This book offers the first comprehensive analysis of the national and international legal issues surrounding digital assets in enforcement and insolvency.
Its primary aim is to ensure that the economic value of digital assets can be fully realised by creditors and other stakeholders through the legal processes and remedies available to them, and that holders of digital assets receive adequate protection. These legal issues are considered in diverse commercial and technical contexts, ranging from native cryptocurrencies to token, whether held directly or with custodians and other intermediaries.
The book offers analysis on different levels: Firstly, it scrutinises the existing legal frameworks for enforcement and insolvency in various countries and evaluates the extent to which they can accommodate digital forms of value; secondly, it compares the approaches taken in different jurisdictions and addresses the cross-border issues of jurisdiction and conflict of laws issues that may arise; and thirdly, it focuses on international texts, such as the UNIDROIT Principles on Digital Assets and Private Law, as well as the Global Code of Digital Enforcement, and suggested avenues for further harmonisation and unification of the law.
The book provides much-needed responses to the increasing significance of digital assets in modern insolvency and enforcement proceedings. It takes a unique global approach to a wide range of legal perspectives, drawing upon the contributors' experience as leading practitioners, representatives of international organisations, and academics, in common law and civil law jurisdictions around the world. The book identifies the most pressing areas for law reform, and proposes solutions that are both legally robust as well as fit for practical purpose.
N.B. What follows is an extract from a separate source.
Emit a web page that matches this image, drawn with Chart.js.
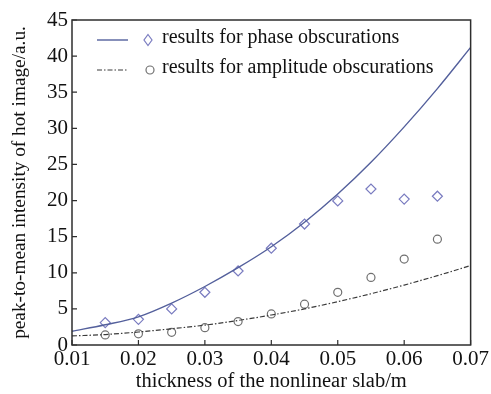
<!DOCTYPE html>
<html>
<head>
<meta charset="utf-8">
<script src="https://cdn.jsdelivr.net/npm/chart.js@4/dist/chart.umd.min.js"></script>
<style>
html,body{margin:0;padding:0;background:#fff;}
#wrap{width:491px;height:394px;position:relative;}
</style>
</head>
<body>
<div id="wrap"><canvas id="c" width="491" height="394"></canvas></div>
<script>
// Measured points
const thickness = [0.015, 0.02, 0.025, 0.03, 0.035, 0.04, 0.045, 0.05, 0.055, 0.06, 0.065];
const phaseResults = [3.1, 3.55, 5.0, 7.3, 10.25, 13.4, 16.75, 19.95, 21.6, 20.2, 20.6];
const amplitudeResults = [1.4, 1.55, 1.75, 2.4, 3.25, 4.3, 5.65, 7.3, 9.35, 11.9, 14.65];
// Theory curves
const curveX = [0.01, 0.015, 0.02, 0.025, 0.03, 0.035, 0.04, 0.045, 0.05, 0.055, 0.06, 0.065, 0.07];
const phaseCurve = [1.9, 2.8, 3.9, 5.8, 8.1, 10.7, 13.6, 17.0, 20.9, 25.3, 30.2, 35.5, 41.2];
const amplitudeCurve = [1.25, 1.45, 1.8, 2.25, 2.75, 3.4, 4.15, 5.0, 6.0, 7.1, 8.3, 9.6, 11.0];
const xTicks = [0.01, 0.02, 0.03, 0.04, 0.05, 0.06, 0.07];
const yTicks = [0, 5, 10, 15, 20, 25, 30, 35, 40, 45];
const legendLabels = ['results for phase obscurations', 'results for amplitude obscurations'];
const xTitle = 'thickness of the nonlinear slab/m';
const yTitle = 'peak-to-mean intensity of hot image/a.u.';

const FONT = "'Liberation Serif', 'Times New Roman', serif";
const phaseLineColor = '#54609c';
const diamondColor = '#7a7cc0';
const ampLineColor = '#3a3a3a';
const circleColor = '#707070';

const pts = (xs, ys) => xs.map((x, i) => ({x: x, y: ys[i]}));

const framePlugin = {
  id: 'frame',
  afterDatasetsDraw(chart) {
    const {ctx, chartArea: a, scales: {x, y}} = chart;
    ctx.save();
    ctx.strokeStyle = '#2e2e2e';
    ctx.lineWidth = 1.5;
    ctx.strokeRect(a.left, a.top, a.right - a.left, a.bottom - a.top);
    ctx.lineWidth = 1.2;
    ctx.beginPath();
    xTicks.forEach(v => {
      const px = x.getPixelForValue(v);
      ctx.moveTo(px, a.bottom);
      ctx.lineTo(px, a.bottom - 5);
    });
    yTicks.forEach(v => {
      const py = y.getPixelForValue(v);
      ctx.moveTo(a.left, py);
      ctx.lineTo(a.left + 5, py);
    });
    ctx.stroke();
    // legend
    ctx.font = '20px ' + FONT;
    ctx.textBaseline = 'middle';
    ctx.fillStyle = '#111';
    // row 1
    let ly = 40;
    ctx.strokeStyle = phaseLineColor;
    ctx.lineWidth = 1.4;
    ctx.setLineDash([]);
    ctx.beginPath(); ctx.moveTo(97, ly); ctx.lineTo(128, ly); ctx.stroke();
    ctx.strokeStyle = diamondColor;
    ctx.lineWidth = 1.2;
    ctx.beginPath();
    ctx.moveTo(148, ly - 5.5); ctx.lineTo(152, ly); ctx.lineTo(148, ly + 5.5); ctx.lineTo(144, ly); ctx.closePath();
    ctx.stroke();
    ctx.fillText(legendLabels[0], 162, ly - 2);
    // row 2
    ly = 70;
    ctx.strokeStyle = ampLineColor;
    ctx.lineWidth = 1.2;
    ctx.setLineDash([5, 2, 1.5, 2]);
    ctx.beginPath(); ctx.moveTo(97, ly); ctx.lineTo(128, ly); ctx.stroke();
    ctx.setLineDash([]);
    ctx.strokeStyle = circleColor;
    ctx.beginPath(); ctx.arc(150, ly, 4, 0, Math.PI * 2); ctx.stroke();
    ctx.fillText(legendLabels[1], 162, ly - 2);
    ctx.restore();
  }
};

new Chart(document.getElementById('c'), {
  type: 'scatter',
  data: {
    datasets: [
      {
        type: 'line', data: pts(curveX, phaseCurve), borderColor: phaseLineColor, borderWidth: 1.4,
        pointRadius: 0, cubicInterpolationMode: 'monotone', fill: false
      },
      {
        type: 'line', data: pts(curveX, amplitudeCurve), borderColor: ampLineColor, borderWidth: 1.2,
        borderDash: [5, 2, 1.5, 2], pointRadius: 0, cubicInterpolationMode: 'monotone', fill: false
      },
      {
        data: pts(thickness, phaseResults), pointStyle: 'rectRot', pointRadius: 5,
        borderColor: diamondColor, backgroundColor: 'rgba(255,255,255,0)', borderWidth: 1.2
      },
      {
        data: pts(thickness, amplitudeResults), pointStyle: 'circle', pointRadius: 4,
        borderColor: circleColor, backgroundColor: 'rgba(255,255,255,0)', borderWidth: 1.2
      }
    ]
  },
  options: {
    responsive: false,
    animation: false,
    layout: {padding: {top: 20, right: 19, left: 0, bottom: 0}},
    plugins: {legend: {display: false}, tooltip: {enabled: false}},
    scales: {
      x: {
        type: 'linear', min: 0.01, max: 0.07,
        afterFit(s) { s.height = 49; },
        afterBuildTicks(s) { s.ticks = xTicks.map(v => ({value: v})); },
        grid: {display: false, drawTicks: false},
        border: {display: false},
        ticks: {
          padding: 2, color: '#111', font: {family: FONT, size: 21},
          callback: v => v.toFixed(2), maxRotation: 0, autoSkip: false
        },
        title: {display: true, text: xTitle, color: '#111', font: {family: FONT, size: 20.5}, padding: 0}
      },
      y: {
        min: 0, max: 45,
        afterFit(s) { s.width = 72; },
        afterBuildTicks(s) { s.ticks = yTicks.map(v => ({value: v})); },
        grid: {display: false, drawTicks: false},
        border: {display: false},
        ticks: {padding: 4, color: '#111', font: {family: FONT, size: 21}, autoSkip: false},
        title: {display: true, text: yTitle, color: '#111', font: {family: FONT, size: 19.3}, padding: 8.5}
      }
    }
  },
  plugins: [framePlugin]
});
</script>
</body>
</html>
Christian Koller is Professor of European and International Civil Procedure Law and Vice-Dean of the Law Faculty at the University of Vienna, Austria.
John Linarelli is Professor of Law at the University of Pittsburgh, USA.
Matthias Lehmann is Professor of Private Law, International Private Law and Comparative Law at the University of Vienna, Austria and Professor of European and Comparative Business Law at Radboud University Nijmegen, the Netherlands.
Teresa Rodríguez de las Heras Ballell is Associate Professor of Commercial Law at University Carlos III of Madrid, Spain. She is also currently Sir Roy Goode Scholar at UNIDROIT, Rome (2021-22) and previously held the Chair of Excellence at Harris Manchester College, Oxford University.
Teresa is an arbitrator at the Madrid Court of Arbitration and the Spanish Court of Arbitration, a member of the Spanish Advertising Standards Tribunal (Autocontrol), member of the European Commission Expert Group on Liability and New Technologies, member of European Union Expert Group for the Observatory on the Online Platform Economy, Delegate for Spain before UNIDROIT and UNCITRAL Working Group VI on Security Interests, and member nominated by UNIDROIT of the Expert Study Group on a Fourth Protocol for the Cape Town Convention on International Security Interests.
She has held fellowships at the European Central Bank Legal Research Programme 2018 with a project on Fintech regulation, the Transatlantic Technology Law Forum, Stanford Law School, and was a Marie Curie Fellow at the Centre of European Law and Politics (ZERP), University of Bremen. In addition she has held visiting professorships at Oxford University, Toulouse 1 University Capitole, Columbia Law School, Tulane University Law School, the University of the Andes, the University of Turin, the University of Tokyo and University College London.